My approach was that since the three vertices and the orthocenter form an orthic system, I need to find the orthocenter of the triangle with the three given points. Thus make two equations and solve... but it is becoming too cumbersome,is there any better method ?

(I assume that you meant "the orthocenter of the triangle is the origin.")

Let $A$ be $(5,-1)$, $B$ be $(-2,3)$, $O$ be the origin, and your desired third vertex be $C$.

Find the line through $O$ perpendicular to $\overline {AB}$: this will be the altitude of the triangle through $C$. (I get $-7x+4y=0$.) Then find the line through $A$ perpendicular to $\overline {BO}$: this will define the side of the triangle opposite to $B$, so this line also goes through $C$. (I get $-2x+3y=13$.)

The intersection of those two lines is $C$, your third vertex of the triangle. (I find the point to be $(-4,-7)$.)

You can check your answer by seeing that the line through $A$ and $O$ is perpendicular to the line through $B$ and $C$.

I'm sure you know the easy way to find perpendicular lines and to check that two lines are perpendicular.

Hint:

If $A=(-2,3)$ and $B=(5-1)$, the two heights from $A$ and $B$ passe thorough the origin, so you can easely find the equation of these two straight line. The sides of the triangle opposite to $A$ and $B$ are orthogonal to these lines and you can find their equations, whose intersection is the other vertex of the triangle.

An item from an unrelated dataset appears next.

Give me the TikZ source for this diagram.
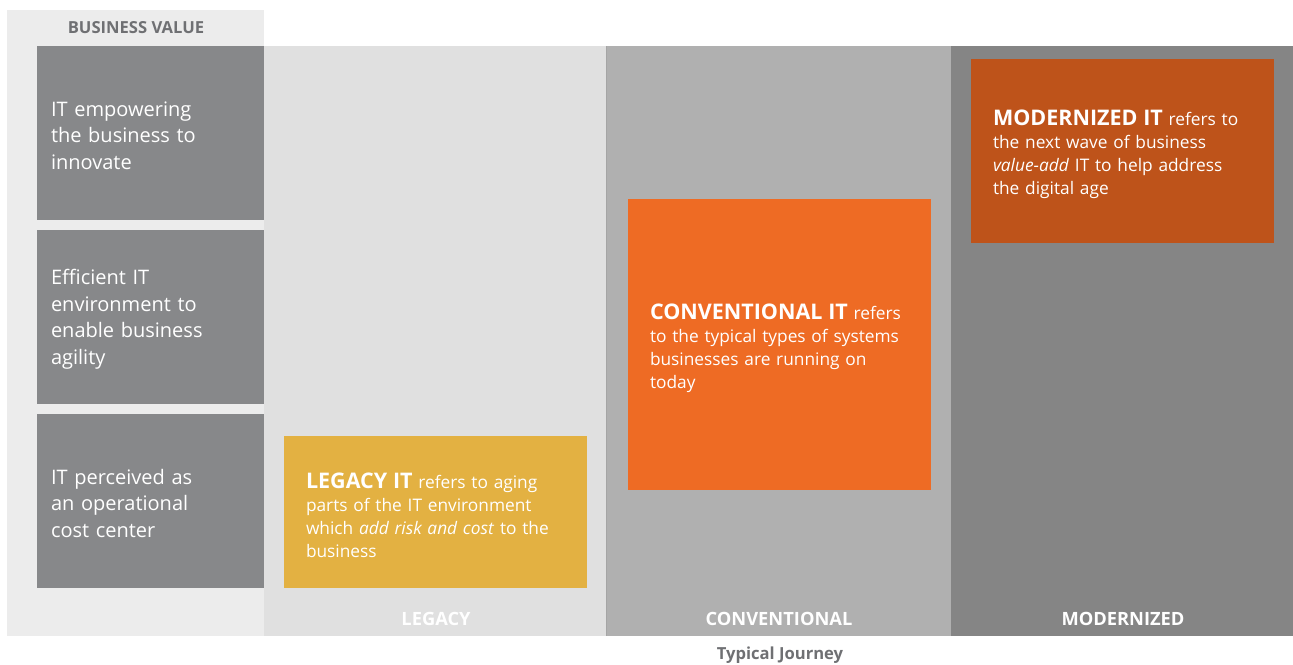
\documentclass[tikz,border=0pt]{standalone}
\usepackage{fontspec}
\setmainfont{Open Sans}
\usepackage{tikz}
\definecolor{panel}{RGB}{236, 236, 236}
\definecolor{valuegray}{RGB}{135, 136, 138}
\definecolor{legacybg}{RGB}{224, 224, 224}
\definecolor{convbg}{RGB}{176, 176, 176}
\definecolor{modbg}{RGB}{133, 133, 133}
\definecolor{seam}{RGB}{165, 165, 165}
\definecolor{legacy}{RGB}{227, 177, 66}
\definecolor{conv}{RGB}{238, 107, 36}
\definecolor{modern}{RGB}{190, 83, 26}
\definecolor{caption}{RGB}{111, 112, 115}
\newcommand{\itname}[1]{\rule{0pt}{23pt}{\fontsize{21.5}{23}\selectfont\bfseries #1}}
\newcommand{\lift}{\rule{0pt}{20pt}}

\begin{document}
\begin{tikzpicture}[x=1pt, y=-1pt,
    valuebox/.style={fill=valuegray, text=white, minimum width=227, minimum height=174,
      inner xsep=14, inner ysep=0, text width=199, align=left,
      font=\fontsize{20}{26.5}\selectfont},
    itbox/.style={text=white, minimum width=303, inner xsep=22, inner ysep=0,
      text width=259, align=left, font=\fontsize{17.3}{23}\selectfont},
    collabel/.style={text=white, font=\fontsize{18.3}{20}\selectfont\bfseries},
    headlabel/.style={text=caption, font=\fontsize{16.6}{18}\selectfont\bfseries}]
  \useasboundingbox (0, 0) rectangle (1293, 664);
  \fill[white] (0, 0) rectangle (1293, 664);

  \fill[panel] (7, 10) rectangle (264, 636);
  \node[headlabel] (bizvalue) at (136, 28) {BUSINESS VALUE};

  \foreach \l/\u/\c in {264/606/legacybg, 606/951/convbg, 951/1293/modbg} {
    \fill[\c] (\l, 46) rectangle (\u, 636);
  }
  \draw[seam, line width=1] (606, 46) -- (606, 636);

  \node[valuebox] (innovate) at (150.5, 133) {\lift IT empowering\\the business to\\innovate};
  \node[valuebox] (agility) at (150.5, 317) {\lift Efficient IT\\environment to\\enable business\\agility};
  \node[valuebox] (costcenter) at (150.5, 501) {\lift IT perceived as\\an operational\\cost center};

  \node[itbox, fill=legacy, minimum height=152] (legacybox) at (435.5, 512)
    {\itname{LEGACY IT} refers to aging\\parts of the IT environment\\which \textit{add risk and cost} to the\\business};
  \node[itbox, fill=conv, minimum height=291] (convbox) at (779.5, 344.5)
    {\itname{CONVENTIONAL IT} refers\\to the typical types of systems\\businesses are running on\\today};
  \node[itbox, fill=modern, minimum height=184] (modbox) at (1122.5, 151)
    {\itname{MODERNIZED IT} refers to\\the next wave of business\\\textit{value-add} IT to help address\\the digital age};

  \node[collabel] (legacylabel) at (436, 619) {LEGACY};
  \node[collabel] (convlabel) at (779, 619) {CONVENTIONAL};
  \node[collabel] (modlabel) at (1123, 619) {MODERNIZED};
  \node[headlabel] (journey) at (780, 655) {Typical Journey};
\end{tikzpicture}
\end{document}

Since the height from A passes from $(0,0)$, its slope is $m=\dfrac{-3}{2}$, so the opposite side is the straight line from $B$ with slope $m'=\dfrac{2}{3}$ and his equation is $y+1=\dfrac{2}{3}(x-5)$.
• The two stright lines to intersect are easy to find, and are $y+1=\dfrac{2}{3}(x-5)$ and $y-3=5(x+2)$. And the system is also easy solved ; $x=-4$ and $y=-7$. Maybe 1,5 minutes... :) – Emilio Novati Mar 30 '15 at 19:46
Let $C$ be the third vertex of the triangle. Let $(x_A, y_A)$ and $(x_B, y_B)$ be the coordinates of $A$ and $B$ respectively. The straight lines $(HA)$ and $(HB)$ have equations: $$y_A x-x_Ay = 0,\qquad y_B x-x_By = 0,$$ hence the sides $(AC)$, which is perpendicular to $(HB)$, and $(BC)$, perpendicular to $(HA)$, have equations: $$x_B x + y_By =x_B x_A + y_By_A\enspace \text{and}\quad x_A x + y_Ay =x_A x_B +y_A y_B$$ respectively.
Gauß’s elimination results in the coordinates of the intersection $C$ of these sides: $$\begin{cases} x = \dfrac{(x_A x_B +y_A y_B)(y_B-y_A)}{x_A y_B - x_By_A}\\ y = \dfrac{(x_A x_B +y_A y_B)(x_A-x_B)}{x_A y_B - x_By_A} \end{cases}$$ Numerically, one gets $x_C=\color{red}{-7}$, $\,y_C=\color{red}{-4}$.